Extraits
du dernier essai de notre ami Pierre-André Taguieff : « Pensée conspirationniste et
'théories du complot'. Une introduction critique », Uppr Éditions, e-book,
avril 2015 (lien vers source en bas de page)
-- Ces dernières années, la vague
complotiste a pris de l'ampleur en jouant un rôle croissant dans le champ de
l'opinion. Les « théories du complot » ont accompagné le traitement
de la plupart des menaces reconnues comme telles, au point de s'imposer comme
un thème idéologico-politique régulièrement affiché et débattu.

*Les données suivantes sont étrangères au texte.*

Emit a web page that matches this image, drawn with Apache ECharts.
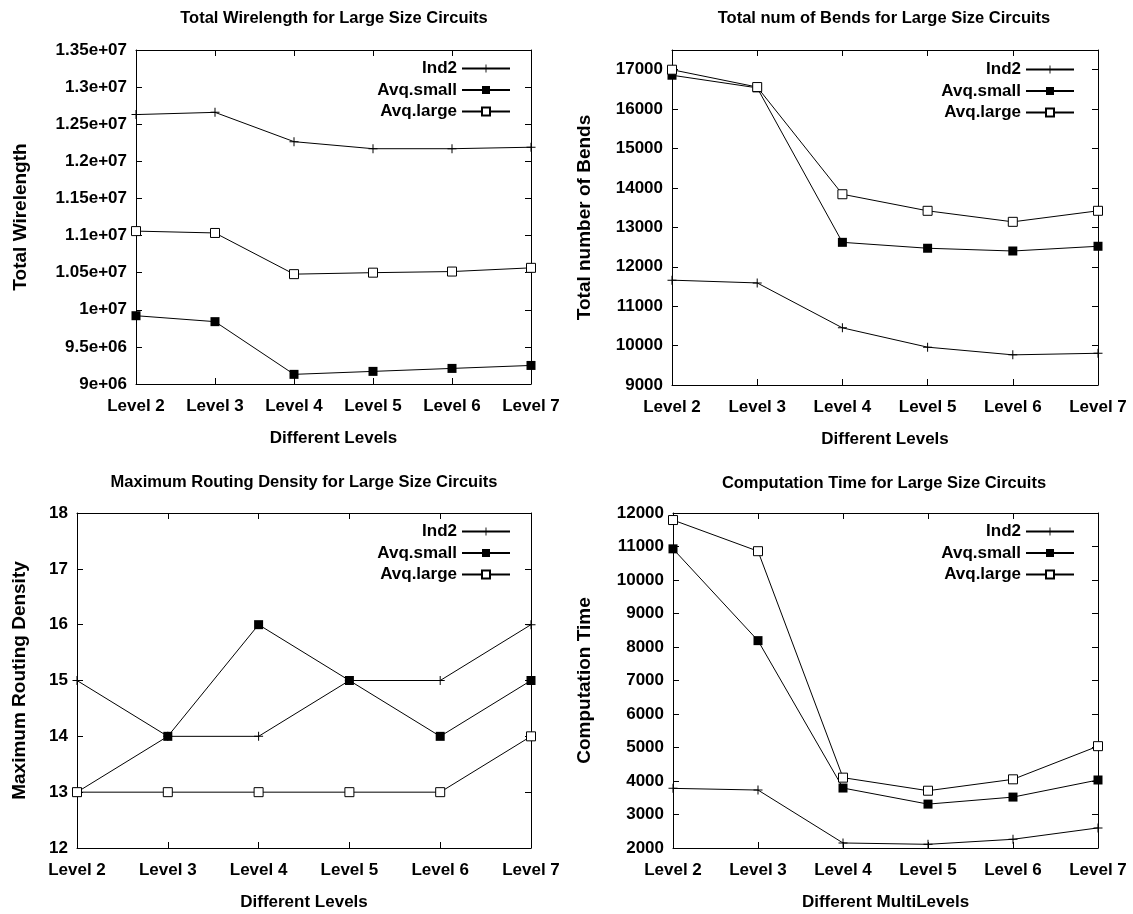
<!DOCTYPE html>
<html>
<head>
<meta charset="utf-8">
<script src="https://cdn.jsdelivr.net/npm/echarts@6/dist/echarts.min.js"></script>
<style>
  html, body { margin: 0; padding: 0; background: #fff; }
  #chart { width: 1133px; height: 914px; }
</style>
</head>
<body>
<div id="chart"></div>
<script>
// Categories shared by all four panels
const levels = ['Level 2', 'Level 3', 'Level 4', 'Level 5', 'Level 6', 'Level 7'];
const seriesNames = ['Ind2', 'Avq.small', 'Avq.large'];

// Total wirelength
const wireInd2  = [12630000, 12660000, 12265000, 12170000, 12170000, 12190000];
const wireSmall = [9920000, 9840000, 9130000, 9170000, 9210000, 9250000];
const wireLarge = [11060000, 11035000, 10480000, 10500000, 10515000, 10565000];
const wireTickLabels = ['9e+06', '9.5e+06', '1e+07', '1.05e+07', '1.1e+07', '1.15e+07',
                        '1.2e+07', '1.25e+07', '1.3e+07', '1.35e+07'];

// Total number of bends
const bendsInd2  = [11660, 11590, 10450, 9960, 9765, 9805];
const bendsSmall = [16860, 16540, 12620, 12470, 12400, 12520];
const bendsLarge = [17000, 16560, 13840, 13420, 13140, 13420];

// Maximum routing density
const densInd2  = [15, 14, 14, 15, 15, 16];
const densSmall = [13, 14, 16, 15, 14, 15];
const densLarge = [13, 13, 13, 13, 13, 14];

// Computation time
const timeInd2  = [3780, 3730, 2150, 2110, 2260, 2600];
const timeSmall = [10930, 8190, 3790, 3310, 3520, 4030];
const timeLarge = [11790, 10860, 4100, 3710, 4050, 5040];

const FONT = '"Liberation Sans", Arial, Helvetica, sans-serif';
const PLUS = 'path://M4,0H5V4H9V5H5V9H4V5H0V4H4Z';

const panels = [
  { title: 'Total Wirelength for Large Size Circuits', tx: 334, ty: 18,
    grid: { left: 136, top: 50, width: 395, height: 334 },
    yName: 'Total Wirelength', yGap: 106, xName: 'Different Levels',
    min: 9000000, max: 13500000, interval: 500000,
    fmt: v => wireTickLabels[Math.round((v - 9000000) / 500000)],
    data: [wireInd2, wireSmall, wireLarge], legend: { right: 622, top: 60 } },
  { title: 'Total num of Bends for Large Size Circuits', tx: 884, ty: 18,
    grid: { left: 672, top: 50, width: 426, height: 335 },
    yName: 'Total number of Bends', yGap: 78, xName: 'Different Levels',
    min: 9000, max: 17500, interval: 1000, hideMax: true,
    data: [bendsInd2, bendsSmall, bendsLarge], legend: { right: 58, top: 61 } },
  { title: 'Maximum Routing Density for Large Size Circuits', tx: 304, ty: 482,
    grid: { left: 77, top: 513, width: 454, height: 335 },
    yName: 'Maximum Routing Density', yGap: 48, xName: 'Different Levels',
    min: 12, max: 18, interval: 1,
    data: [densInd2, densSmall, densLarge], legend: { right: 622, top: 523 } },
  { title: 'Computation Time for Large Size Circuits', tx: 884, ty: 483,
    grid: { left: 673, top: 513, width: 425, height: 335 },
    yName: 'Computation Time', yGap: 79, xName: 'Different MultiLevels',
    min: 2000, max: 12000, interval: 1000,
    data: [timeInd2, timeSmall, timeLarge], legend: { right: 58, top: 523 } }
];

const axisLine = { show: true, lineStyle: { color: '#000', width: 1 } };
const axisTick = { show: true, inside: true, length: 6, lineStyle: { color: '#000', width: 1 } };
const labelStyle = { color: '#000', fontFamily: FONT, fontWeight: 'bold', fontSize: 17 };
const yNameStyle = { color: '#000', fontFamily: FONT, fontWeight: 'bold', fontSize: 19 };

const styles = [
  { symbol: PLUS, symbolSize: 9, itemStyle: { color: '#000' } },
  { symbol: 'rect', symbolSize: 9, itemStyle: { color: '#000' } },
  { symbol: 'rect', symbolSize: 9, itemStyle: { color: '#fff', borderColor: '#000', borderWidth: 1 } }
];

const option = {
  animation: false,
  backgroundColor: '#fff',
  grid: [], xAxis: [], yAxis: [], series: [], legend: [], graphic: []
};

panels.forEach((p, i) => {
  option.grid.push(Object.assign({ containLabel: false }, p.grid));
  option.graphic.push({
    type: 'text', x: p.tx, y: p.ty,
    style: { text: p.title, fill: '#000', font: 'bold 16.5px ' + FONT,
             textAlign: 'center', textVerticalAlign: 'middle' }
  });
  // bottom and mirrored top category axes
  option.xAxis.push({
    type: 'category', gridIndex: i, data: levels, boundaryGap: false, position: 'bottom',
    axisLine, axisTick, splitLine: { show: false },
    axisLabel: Object.assign({ margin: 14, interval: 0 }, labelStyle),
    name: p.xName, nameLocation: 'middle', nameGap: 46,
    nameTextStyle: labelStyle
  });
  option.xAxis.push({
    type: 'category', gridIndex: i, data: levels, boundaryGap: false, position: 'top',
    axisLine, axisTick, splitLine: { show: false }, axisLabel: { show: false }
  });
  // left and mirrored right value axes
  option.yAxis.push({
    type: 'value', gridIndex: i, min: p.min, max: p.max, interval: p.interval, position: 'left',
    axisLine, axisTick, splitLine: { show: false },
    axisLabel: Object.assign({ margin: 9, showMaxLabel: !p.hideMax,
      formatter: p.fmt || (v => String(v)) }, labelStyle),
    name: p.yName, nameLocation: 'middle', nameGap: p.yGap,
    nameTextStyle: yNameStyle
  });
  option.yAxis.push({
    type: 'value', gridIndex: i, min: p.min, max: p.max, interval: p.interval, position: 'right',
    axisLine, axisTick, splitLine: { show: false }, axisLabel: { show: false }
  });
  p.data.forEach((d, k) => {
    option.series.push(Object.assign({
      type: 'line', name: seriesNames[k], data: d,
      xAxisIndex: 2 * i, yAxisIndex: 2 * i,
      showSymbol: true, lineStyle: { color: '#000', width: 1 }
    }, styles[k]));
  });
  option.legend.push({
    orient: 'vertical', align: 'right', right: p.legend.right, top: p.legend.top,
    padding: 0, itemGap: 4.5, itemWidth: 48, itemHeight: 10,
    selectedMode: false, data: seriesNames,
    textStyle: Object.assign({ lineHeight: 16 }, labelStyle)
  });
});

const chart = echarts.init(document.getElementById('chart'), null, { renderer: 'canvas' });
chart.setOption(option);
</script>
</body>
</html>
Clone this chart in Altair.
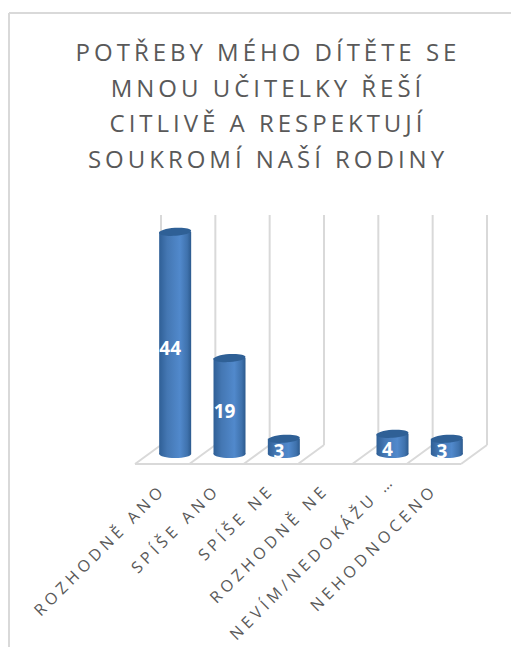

Les médias s'en
sont fait l'écho, en même temps que, par une réaction circulaire, ils ont
alimenté, voire renforcé la passion complotiste.
Le
thème du complot est devenu une marchandise culturelle autant qu'un topos de la
rhétorique politique. L'accroissement des flux d'information, notamment par l'effet
du Web qui charrie indistinctement le vrai, le faux et le douteux, produit
mécaniquement une haute diffusion des rumeurs de complots, qui peuvent prendre
la forme de « rumeurs solidifiées », et des explications
« alternatives » de style complotiste. En outre, la vie politique
internationale s'est de plus en plus imprégnée des croyances et des
représentations complotistes. Les accusations mutuelles de conspirer se sont
banalisées dans les relations entre États comme dans les relations entre ces
derniers et divers groupes sociaux, politiques ou ethniques.
Au
Moyen-Orient, la plupart des conflits politiques ou religieux, ainsi que les
guerres asymétriques entre États et groupes islamistes armés, s'accompagnent de
« théories du complot » diffusées par les propagandes respectives des
rivaux ou des belligérants. Les situations de concurrence et de conflit,
surtout lorsque les acteurs collectifs qui s'affrontent se radicalisent dans
leurs positions et n'imaginent plus trouver un compromis, favorisent les fièvres
complotistes. Toute montée aux extrêmes risque de prendre l'allure d'une marche
vers une situation apocalyptique, à travers la généralisation d'une paranoïa
complotiste. On assiste au spectacle permanent de la concurrence des victimes
autoproclamées de complots imaginaires.
Les principes
de la pensée conspirationniste
Les
récits conspirationnistes accusatoires sont structurés selon cinq principes ou
règles d'interprétation des événements, qui permettent de répondre
au besoin d'ordre ou de structure stable dans la perception des séries
événementielles, l'impératif étant d'échapper à tout prix à l'anxiété liée au
sentiment de la marche chaotique du monde. De ces principes dérivent les
représentations et les croyances constituant l'imaginaire conspirationniste :
Rien n'arrive par accident. Rien n'est accidentel ou insensé, ce qui implique
une négation du hasard, de la contingence, des coïncidences fortuites :
« ce n'est pas un hasard si... ».
Tout ce
qui arrive est le résultat d'intentions ou de volontés cachées. Plus
précisément, d'intentions mauvaises ou de volontés malveillantes, les seules
qui intéressent les esprits conspirationnistes, voués à privilégier les
événements malheureux : crises, bouleversements, catastrophes, attentats
terroristes, assassinats politiques. Car les bonnes nouvelles et les heureux
événements n'intéressent pas les amateurs ou les collectionneurs de
« théories du complot ». La question est ici : « qui est
derrière... ? ». On retrouve l'axiome de la psychologie des intérêts,
censé tout expliquer, comme l'a pointé Karl Popper : « Selon la
théorie de la conspiration, tout ce qui arrive a été voulu par ceux à qui cela
profite ».
Rien
n'est tel qu'il paraît être. Tout se passe dans les « coulisses » ou
les « souterrains » de l'Histoire. Les apparences sont donc toujours
trompeuses, elles se réduisent à des mises en scène. La vérité historique est
dans la « face cachée » des phénomènes historiques. L'axiome
est ici : « on nous manipule ». Dans la perspective
conspirationniste, l'historien devient un contre-historien, l'expert un
contre-expert ou un alter-expert, un spécialiste des causes invisibles des
événements visibles. Il fait du démasquage son opération cognitive principale.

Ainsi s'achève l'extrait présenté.